A record number of eight alumni from the magnet program in Mableton — called the Cobb County Center for Excellence in the Performing Arts or ComPAny — are performing on Broadway in New York this season.
This year’s Broadway stars include Billy Tighe in “Pippin,” Cody Williams in “Cinderella,” Justin Patterson in “Annie,” Cary Tedder in “Big Fish,” K.J. Hippensteel in “Book of Mormon,” Nathan Madden in “Chicago,” Ryan Breslin in “Newsies” and Carlos Valdes in “Once.”
The eight former students who once graced the stages at Pebblebrook have come a long way. Frank Timmerman, executive director of the arts program, says that Broadway is a dream come true for many Pebblebrook performers.
“Broadway is the pinnacle for our musical theatre students,” Timmerman said. “But we also have students who aspire to careers as ballet dancers, opera singers, actors, choreographers, playwrights, conductors and teachers. Our graduates are achieving successes in all performing arts fields, both in this country and around the world.”
Tighe, 28, graduated from Pebblebrook in 2003. During his school career, he was in “Pippin,” “Joseph and the Amazing Technicolor Dreamcoat,” “Footloose” and “Forever Plaid,” among others. He is one of the understudies for the title character as well as the role of Lewis on the Tony-winning Broadway revival of “Pippin,” which opened in March. As an understudy, Tighe must take the stage at a moment’s notice in case of sickness or vacations.
The musical follows the life of a young prince named Pippin on his search for meaning and significance. Directed by Diane Paulus with choreography in the style of Bob Fosse, the show includes singing, dancing and acrobatics.
Tighe landed the role when he auditioned with 30 to 50 other male performers in a grueling day filled with round after round of singing and dancing cuts. He said Pebblebrook’s notoriously rigorous, competitive program helped him make the cut.
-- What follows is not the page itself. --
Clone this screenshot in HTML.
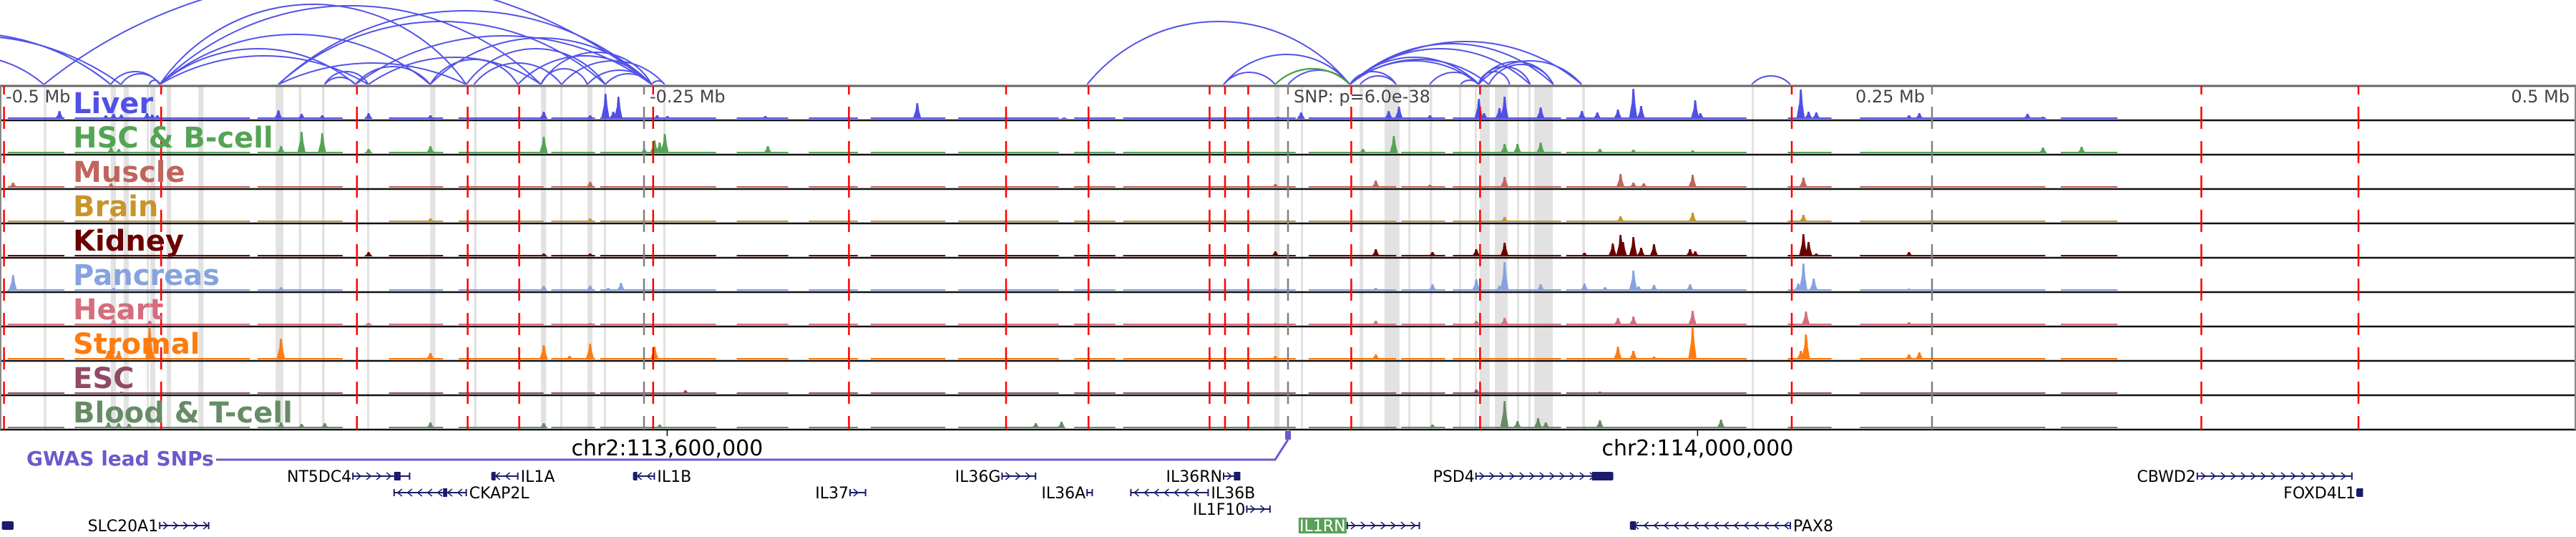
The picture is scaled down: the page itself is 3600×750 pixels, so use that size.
<!DOCTYPE html>
<html><head><meta charset="utf-8"><title>IL1RN locus tracks</title>
<style>
html,body{margin:0;padding:0;background:#fff;}
svg{display:block;}
text{font-family:"DejaVu Sans","Liberation Sans",sans-serif;}
</style></head>
<body>
<svg id="chart" xmlns="http://www.w3.org/2000/svg" width="3600" height="750" viewBox="0 0 3600 750"></svg>
<script>
// ---------- DATA (positions in kb from window start; window = 1000 kb) ----------
const trackNames = ["Liver","HSC & B-cell","Muscle","Brain","Kidney","Pancreas","Heart","Stromal","ESC","Blood & T-cell"];
const trackColors = ["#5050e6","#55a455","#c0655c","#c8942c","#6b0000","#86a3e0","#d46e7e","#ff7b0f","#924a66","#668c66"];
const liverPeaks = [[23,11],[41,5],[44,7],[47,6],[57,8],[59,6],[61,5],[108,12],[117,7],[125,5],[143,8],[167,5],[211,10],[229,5],[235,35],[238,10],[240,31],[255,5],[259,4],[297,4],[356,22],[413,2],[496,3],[505,9],[539,11],[543,17],[555,5],[574,28],[576,8],[582,15],[584,31],[598,16],[614,11],[620,9],[628,13],[634,42],[637,18],[658,26],[660,8],[699,41],[702,10],[705,9],[741,5],[745,8],[787,7],[793,3]];
const hscPeaks = [[43,8],[46,6],[109,10],[117,30],[125,28],[143,6],[167,10],[211,23],[250,6],[254,18],[256,15],[258,27],[298,10],[529,6],[541,24],[584,13],[589,13],[598,15],[621,6],[634,5],[657,4],[793,8],[808,9]];
const musclePeaks = [[5,7],[43,6],[229,8],[495,5],[534,10],[555,4],[584,15],[629,19],[634,7],[638,6],[657,18],[700,14]];
const brainPeaks = [[43,5],[167,5],[229,5],[584,7],[629,8],[657,13],[700,10]];
const kidneyPeaks = [[143,6],[211,4],[229,4],[495,7],[534,10],[556,6],[573,10],[584,19],[615,5],[626,18],[629,30],[630,20],[634,27],[637,12],[642,17],[656,10],[658,7],[700,31],[702,20],[705,4],[741,6]];
const pancreasPeaks = [[5,22],[44,4],[109,5],[211,7],[229,7],[236,4],[241,11],[495,3],[534,4],[556,9],[573,16],[582,7],[584,40],[598,9],[615,10],[623,5],[634,28],[636,6],[642,8],[656,9],[698,10],[700,38],[704,17],[741,3]];
const heartPeaks = [[44,8],[58,6],[143,3],[229,3],[495,3],[534,6],[573,6],[584,10],[628,10],[634,12],[657,20],[701,19],[741,4]];
const stromalPeaks = [[42,12],[43,20],[46,12],[58,44],[59,10],[109,29],[167,9],[211,20],[221,5],[229,22],[254,18],[495,5],[534,7],[628,18],[634,12],[642,4],[657,45],[699,12],[701,35],[741,7],[745,10]];
const escPeaks = [[47,3],[266,5],[573,6],[621,3]];
const bloodPeaks = [[42,8],[46,7],[50,6],[109,8],[117,6],[126,7],[167,8],[211,7],[256,5],[402,7],[412,9],[556,5],[584,38],[589,10],[597,14],[600,8],[621,11],[668,12]];
const allPeaks = [liverPeaks,hscPeaks,musclePeaks,brainPeaks,kidneyPeaks,pancreasPeaks,heartPeaks,stromalPeaks,escPeaks,bloodPeaks];
const backgroundSegments = [[3,25],[29,97],[100,133],[151,172],[178,211],[214,231],[233,278],[286,306],[314,333],[338,367],[372,411],[417,433],[436,472],[472,503],[508,542],[544,561],[564,606],[608,678],[694,711],[722,750],[750,794],[800,822]];
const grayBands = [[17,18],[43,45],[48,50],[57,57.6],[58.3,60.3],[64.7,66.4],[77,79],[107,110],[116,117],[125,126],[142.5,143.3],[167,169],[184,185],[210,212],[217.5,218.3],[228,230],[234.4,235.3],[257.5,258.3],[494.7,496.7],[505,505.8],[527.8,529.2],[537.5,543.3],[546.7,547.5],[555,556],[566.4,567.2],[572.5,573.3],[574.4,578.3],[580.3,585.3],[588.9,589.7],[593.3,594.2],[595.6,602.8],[614.2,615.3],[680,680.8]];
const redLines = [1,62,138,181,201,253,329,390,422,469,475,484,524,574,695,854,915];
const quarterMarks = [250,500,750];
const axisLabels = ["-0.5 Mb","-0.25 Mb","SNP: p=6.0e-38","0.25 Mb","0.5 Mb"];
const axisLabelPos = [0,250,500,750,1000];
const arcsBlue = [[-69,43,72],[-69,47,68],[-42,17,40],[17,253,150],[43,62,18],[47,62,15],[58,62,6],[62,181,112],[62,210,110],[62,138,50],[62,167,70],[62,143,40],[108,181,30],[108,253,103],[108,235,88],[138,253,68],[143,210,38],[126,138,10],[126,143,18],[138,167,25],[167,253,65],[181,235,50],[184,218,30],[201,253,40],[210,228,22],[210,253,45],[228,253,20],[218,258,33],[253,258,5],[167,201,35],[235,253,15],[422,524,88],[475,524,42],[475,495,17],[500,524,20],[524,614,60],[524,603,57],[524,594,50],[524,574,38],[524,578,35],[524,574,33],[524,542,18],[528,542,12],[555,574,17],[567,574,6],[574,603,32],[574,614,33],[574,594,25],[578,603,28],[574,586,18],[680,695,12]];
const arcsGreen = [[495,524,22]];
const snpPos = 500;
const chrTicks = [259, 659];
const chrTickLabels = ["chr2:113,600,000","chr2:114,000,000"];
const geneNames = ["NT5DC4","IL1A","IL1B","CKAP2L","IL37","SLC20A1","","IL36G","IL36A","IL36RN","IL36B","IL1F10","IL1RN","PSD4","PAX8","CBWD2","FOXD4L1"];
const geneStarts = [137,191,246,153,330,62,1,389,422,475,439,484,523,573,633,853,915];
const geneEnds   = [159,201,254,181,336,81,5,402,424,481,469,493,551,626,695,913,917];
const geneStrand = [1,-1,-1,-1,1,1,1,1,1,1,-1,1,1,1,-1,1,1];
const geneRow    = [0,0,0,1,1,3,3,0,1,0,1,2,3,0,3,0,1];
const exons = [[1,5],[153,155.5],[172,173.6],[191,192.2],[246,247],[479,481.5],[618,626],[633,635],[915,917.3]];

// ---------- helpers ----------
const NS="http://www.w3.org/2000/svg";
const svg=document.getElementById('chart');
const xs = kb => kb*3.6;
const TRACK_TOP=120, TRACK_H=48;
const ROW_Y=[665,688,711,734];
function mk(tag, attrs, parent){const e=document.createElementNS(NS,tag);for(const k in attrs)e.setAttribute(k,attrs[k]);(parent||svg).appendChild(e);return e;}

// ---------- arcs ----------
const defs=mk('defs',{});
const clip=mk('clipPath',{id:'arcclip'},defs);
mk('rect',{x:0,y:0,width:3600,height:118},clip);
const arcG=mk('g',{'clip-path':'url(#arcclip)'});


function drawArc(a,color,w){
  const x1=xs(a[0]),x2=xs(a[1]),h=a[2],base=118;
  const c=x2-x1;
  const R=(c*c/4+h*h)/(2*h);
  const large = h>c/2 ? 1 : 0;
  const p=mk('path',{d:`M${x1},${base} A${R},${R} 0 ${large} 1 ${x2},${base}`,fill:'none',stroke:color,'stroke-width':w},arcG);
  
  
}
arcsBlue.forEach(a=>drawArc(a,'#5252e8',2));
arcsGreen.forEach(a=>drawArc(a,'#4a9a4a',2.2));

// ---------- gray bands ----------
const bandG=mk('g',{});


grayBands.forEach(b=>{
  const r=mk('rect',{x:xs(b[0]),y:TRACK_TOP,width:Math.max(3,xs(b[1])-xs(b[0])),height:TRACK_H*10,fill:'#e2e2e2'},bandG);
  
  
});

// ---------- signal tracks ----------
trackNames.forEach((name,i)=>{
  const top=TRACK_TOP+i*TRACK_H, base=top+TRACK_H-2;
  const g=mk('g',{});
  
  
  const col=trackColors[i];
  backgroundSegments.forEach(s=>{
    const r=mk('rect',{x:xs(s[0]),y:base-2,width:xs(s[1])-xs(s[0]),height:2,fill:col},g);
    
    
  });
  allPeaks[i].forEach(pk=>{
    const x=xs(pk[0]),h=Math.min(pk[1],TRACK_H-3);
    const p=mk('polygon',{points:`${x-6},${base} ${x-2},${base-h*0.55} ${x-1},${base-h} ${x+1.5},${base-h} ${x+3},${base-h*0.5} ${x+6},${base}`,fill:col},g);
    
    
  });
  const ln=mk('line',{x1:0,x2:3600,y1:top+TRACK_H,y2:top+TRACK_H,stroke:'#111','stroke-width':2.5},g);
  
  
});
const topBorder=mk('line',{x1:0,x2:3600,y1:TRACK_TOP,y2:TRACK_TOP,stroke:'#666','stroke-width':3});


const leftBorder=mk('line',{x1:1,x2:1,y1:TRACK_TOP,y2:TRACK_TOP+TRACK_H*10,stroke:'#888','stroke-width':2});


const rightBorder=mk('line',{x1:3599,x2:3599,y1:TRACK_TOP,y2:TRACK_TOP+TRACK_H*10,stroke:'#888','stroke-width':2});



// ---------- vertical marker lines ----------
quarterMarks.forEach(q=>{
  const l=mk('line',{x1:xs(q),x2:xs(q),y1:TRACK_TOP,y2:TRACK_TOP+TRACK_H*10,stroke:'#808080','stroke-width':2.5,'stroke-dasharray':'31 17','stroke-dashoffset':19});
  
  
});
redLines.forEach(r=>{
  const l=mk('line',{x1:xs(r)+2,x2:xs(r)+2,y1:TRACK_TOP,y2:TRACK_TOP+TRACK_H*10,stroke:'#ff0000','stroke-width':2.5,'stroke-dasharray':'31 17','stroke-dashoffset':19});
  
  
});

// ---------- track labels ----------
trackNames.forEach((name,i)=>{
  const t=mk('text',{x:102,y:TRACK_TOP+i*TRACK_H+38,fill:trackColors[i],'font-size':40,'font-weight':'bold'});
  t.textContent=name;
  
  
});

// ---------- axis labels ----------
axisLabels.forEach((lab,i)=>{
  const p=axisLabelPos[i];
  let anchor='start', x=xs(p)+8;
  if(i===3){anchor='end';x=xs(p)-10;}
  if(i===4){anchor='end';x=xs(p)-9;}
  const t=mk('text',{x:x,y:143,fill:'#444','font-size':24,'text-anchor':anchor});
  t.textContent=lab;
  
  
});

// ---------- chromosome ticks ----------
chrTicks.forEach((c,i)=>{
  const l=mk('line',{x1:xs(c),x2:xs(c),y1:600,y2:609,stroke:'#000','stroke-width':1.5});
  
  
  const t=mk('text',{x:xs(c),y:636,'font-size':30,'text-anchor':'middle',fill:'#000'});
  t.textContent=chrTickLabels[i];
  
  
});

// ---------- GWAS lead SNP ----------
const gw=mk('text',{x:37,y:650,'font-size':28,'font-weight':'bold',fill:'#6a5acd'});
gw.textContent='GWAS lead SNPs';


const snpX=xs(snpPos);
const gl=mk('polyline',{points:`302,642 ${snpX-18},642 ${snpX},614`,fill:'none',stroke:'#6a5acd','stroke-width':3});


const sm=mk('rect',{x:snpX-4,y:602,width:8,height:12,fill:'#6a5acd'});



// ---------- genes ----------
const navy='#1a1a6e';
geneNames.forEach((name,i)=>{
  const g=mk('g',{});
  
  
  const x1=xs(geneStarts[i]),x2=xs(geneEnds[i]),y=ROW_Y[geneRow[i]],s=geneStrand[i];
  mk('line',{x1:x1,x2:x2,y1:y,y2:y,stroke:navy,'stroke-width':2},g);
  mk('line',{x1:x1,x2:x1,y1:y-5,y2:y+5,stroke:navy,'stroke-width':2},g);
  mk('line',{x1:x2,x2:x2,y1:y-5,y2:y+5,stroke:navy,'stroke-width':2},g);
  for(let cx=x1+8;cx<x2-4;cx+=14){
    const d=s>0?`M${cx-3},${y-5} L${cx+3},${y} L${cx-3},${y+5}`:`M${cx+3},${y-5} L${cx-3},${y} L${cx+3},${y+5}`;
    mk('path',{d:d,fill:'none',stroke:navy,'stroke-width':1.5},g);
  }
  if(name){
    const labelRight = s<0;
    if(name==='IL1RN'){
      const bw=67;
      const r=mk('rect',{x:x1-bw-1,y:y-11,width:bw,height:22,fill:'#5aa05a'},g);
      
      
      const t=mk('text',{x:x1-bw/2-1,y:y+8,'font-size':22,'text-anchor':'middle',fill:'#fff'},g);
      t.textContent=name;
      
      
    } else {
      const t=mk('text',{x:labelRight?x2+4:x1-2,y:y+8,'font-size':22,'text-anchor':labelRight?'start':'end',fill:'#000'},g);
      t.textContent=name;
      
      
    }
  }
});
exons.forEach(e=>{
  let row=0;
  for(let i=0;i<geneStarts.length;i++){ if(e[0]>=geneStarts[i]-0.5 && e[1]<=geneEnds[i]+0.6){row=geneRow[i];break;} }
  const r=mk('rect',{x:xs(e[0]),y:ROW_Y[row]-6,width:Math.max(5,xs(e[1])-xs(e[0])),height:12,fill:navy});
  
  
});
</script>
</body></html>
“I think the one thing that Pebblebrook has really instilled in me is a drive and determination to always sort of seek better of myself,” said Tighe, who majored in vocal and minored in dance at Pebblebrook. “The way that the program is run is very rigorous and very intense, and I think I really thrived in that sort of environment. It made me want to see how far I could push those skills. … I took my first dance class there when I was 15, and I started taking acrobatics there when I was 15 and continued my singing training, and all of those skills have been necessary in my career thus far. And all of those skills are extremely valuable in this show in particular.”
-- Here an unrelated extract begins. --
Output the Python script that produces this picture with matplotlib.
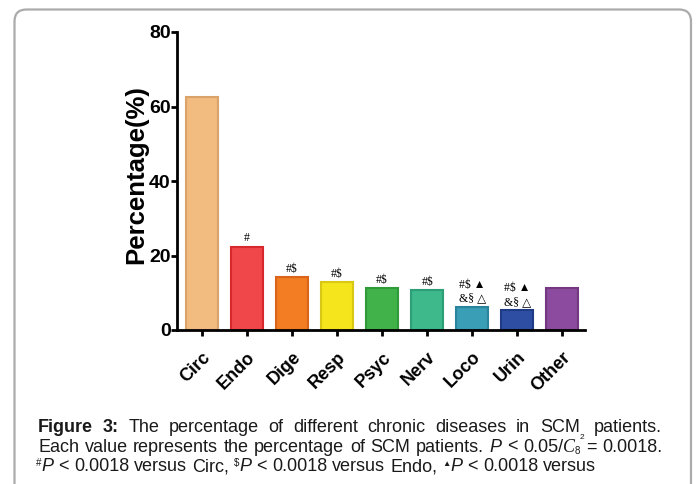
import matplotlib
matplotlib.use("Agg")
import matplotlib.pyplot as plt
import matplotlib.transforms as mtransforms
from matplotlib.patches import FancyBboxPatch

# ---- data -------------------------------------------------------------
categories = ["Circ", "Endo", "Dige", "Resp", "Psyc", "Nerv", "Loco", "Urin", "Other"]
percentages = [62.6, 22.4, 14.2, 12.8, 11.2, 10.8, 6.3, 5.3, 11.2]
significance = ["", "#", "#$", "#$", "#$", "#$", "#$ \u25B2\n&\u00A7 \u25B3", "#$ \u25B2\n&\u00A7 \u25B3", ""]
y_ticks = [0, 20, 40, 60, 80]

fill_colors = ["#F2BB80", "#EF474A", "#F37D22", "#F5E51C", "#41B149",
               "#3DB98C", "#3A9EB6", "#2D4EA2", "#8C4B9E"]
edge_colors = ["#D9A36A", "#D7282E", "#D9651A", "#D8C815", "#2F9A38",
               "#2D9F77", "#2A859C", "#1F3B87", "#73387F"]

W, H = 696, 484
fig = plt.figure(figsize=(W / 100, H / 100), dpi=100)

# background layer in pixel units (y grows downward) for frame and caption
bg = fig.add_axes([0, 0, 1, 1])
bg.set_xlim(0, W)
bg.set_ylim(H, 0)
bg.axis("off")
bg.add_patch(FancyBboxPatch((14.5, 9.5), 676.5, 490,
                            boxstyle="round,pad=0,rounding_size=12",
                            fc="none", ec="#ABABAB", lw=1.6))

# ---- bar chart ----------------------------------------------------------
SANS = ["Liberation Sans", "DejaVu Sans"]
SERIF = ["Liberation Serif", "DejaVu Serif"]
ax = fig.add_axes([177 / W, 1 - 330 / H, (585 - 177) / W, (330 - 32) / H])
x = list(range(len(categories)))
ax.bar(x, percentages, width=0.71, color=fill_colors, edgecolor=edge_colors,
       linewidth=1.5, zorder=2)
ax.set_xlim(-0.55, 8.5)
ax.set_ylim(0, 80)
ax.set_yticks(y_ticks)
ax.set_yticklabels([str(t) for t in y_ticks], fontsize=14, fontweight="bold", family=SANS)
ax.set_xticks(x)
ax.set_xticklabels(categories, rotation=45, ha="right", rotation_mode="anchor",
                   fontsize=13, fontweight="bold", family=SANS)
shift = mtransforms.ScaledTranslation(-0.05, 0, fig.dpi_scale_trans)
for lbl in ax.get_xticklabels():
    lbl.set_transform(lbl.get_transform() + shift)
for s in ("top", "right"):
    ax.spines[s].set_visible(False)
for s in ("left", "bottom"):
    ax.spines[s].set_linewidth(2)
ax.tick_params(axis="both", width=2, length=4)
ax.tick_params(axis="y", pad=0.5)
ax.tick_params(axis="x", pad=9.5)
ax.set_ylabel("Percentage(%)", fontsize=18.5, fontweight="bold", family=SANS)
ax.yaxis.set_label_coords(-0.07, 0.522)

for xi, v, s in zip(x, percentages, significance):
    if s:
        ax.annotate(s, (xi, v), xytext=(0, 1.5), textcoords="offset points",
                    ha="center", va="bottom", fontsize=8.5, linespacing=1.2,
                    family=SERIF)

# ---- caption -------------------------------------------------------------
renderer = fig.canvas.get_renderer()
BASE = dict(family=SANS, fontsize=13, color="#1A1A1A")


def run_width(txt, props):
    t = bg.text(0, 0, txt, **props)
    w = t.get_window_extent(renderer).width
    t.remove()
    return w


def R(txt, dy=0, **kw):
    props = dict(BASE)
    props.update(kw)
    return (txt, dy, props)


def draw_line(words, x0, y, width=None):
    widths = [sum(run_width(t, p) for t, _, p in w) for w in words]
    if width is None:
        gap = run_width("a a", BASE) - 2 * run_width("a", BASE)
    else:
        gap = (width - sum(widths)) / (len(words) - 1)
    xc = x0
    for w in words:
        for t, dy, p in w:
            bg.text(xc, y - dy, t, ha="left", va="baseline", **p)
            xc += run_width(t, p)
        xc += gap


def plain(text):
    return [[R(w)] for w in text.split()]


line1 = ([[R("Figure", fontweight="bold")], [R("3:", fontweight="bold")]]
         + plain("The percentage of different chronic diseases in")
         + [[R("SCM"), R("2", dy=-7, fontsize=6)]] + plain("patients."))
line2 = (plain("Each value represents the percentage of SCM patients.")
         + [[R("P", style="italic")], [R("<")],
            [R("0.05/"), R("C", style="italic", family=SERIF),
             R("8", dy=-2, fontsize=7)],
            [R("=")], [R("0.0018.")]])
line3 = [[R("#", dy=5, fontsize=7), R("P", style="italic")], [R("<")], [R("0.0018")],
         [R("versus")], [R("Circ,")],
         [R("$", dy=5, fontsize=7), R("P", style="italic")], [R("<")], [R("0.0018")],
         [R("versus")], [R("Endo,")],
         [R("\u25B2", dy=5, fontsize=6), R("P", style="italic")], [R("<")], [R("0.0018")],
         [R("versus")]]

draw_line(line1, 38, 432, width=662 - 38)
draw_line(line2, 38, 451.5, width=662 - 38)
draw_line(line3, 36, 471)

fig.savefig("out.png", dpi=100)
Williams, 26, graduated from Pebblebrook in 2006. He plays the raccoon who turns into the driver and drives Cinderella to the ball in Rodgers and Hammerstein’s “Cinderella” on Broadway, now playing.
Williams performed in every Pebblebrook production while he attended the school — with the exception of all-female cast productions — including “Pippin,” “Footloose,” “Copacabana,” “Big” and “The Diviners.”
He is known as a triple threat — a performer skilled in acting, dancing and singing. But he’s also skilled at gymnastics, making Williams a quadruple threat. He credits this versatility among many performers at Pebblebrook as the key to earning a place on the stages of Broadway. All of Pebblebrook’s male performers skilled in acting, dancing, singing and acrobatics have found their way to Broadway, Williams said.
“A lot of people can sing and dance, but when you can sing and dance then do acrobatics?” said Williams, who is also the understudy for the prince. “It’s crazy to think that 100 percent of the guys who pursued performing acting ComPAny who can do gymnastics are on Broadway. That’s huge.”
Timmerman said Pebblebrook encourages students to pursue as many areas of instruction as possible.
“We’re different from many performing arts magnet programs in that regard,” Timmerman said. “I think it’s the secret to our success and the reason why we’ve earned a reputation in New York and around the country as one of the top training programs for young performing artists.”
Timmerman says Tighe and Williams have set a high bar at Pebblebrook.
“(Tighe) was recognized as a leader and a very special talent early on. Billy was cast in every possible production during his high school career, usually in a leading role. He and his best friend from Pebblebrook, Colt Prattes (also a Broadway performer), were both selected to attend the prestigious Cincinnati Conservatory of Music. That was the first time we’d ever had two of our seniors chosen for that elite musical theatre program. The two have remained close friends throughout high school, college, and now in New York,” Timmerman said. “Cody Williams was a drama major with a double minor in vocal music and dance. We see a lot of very motivated, highly driven students in the magnet program, but Cody sets the standard. … Cody’s enthusiasm was infectious, and he inspired his classmates to achieve their best.”
Over the years, Pebblebrook has seen former students in 46 Broadway shows and countless national tours. They include Pink’s “Truth About Love” world tour, and TV’s “So You Think You Can Dance” and “Glee.”
Timmerman said audiences can look forward to Pebblebrook’s next musical theater production, “Les Miserables,” which will open the Encore Series at the Cobb Civic Center’s Jennie T. Anderson Theatre in February.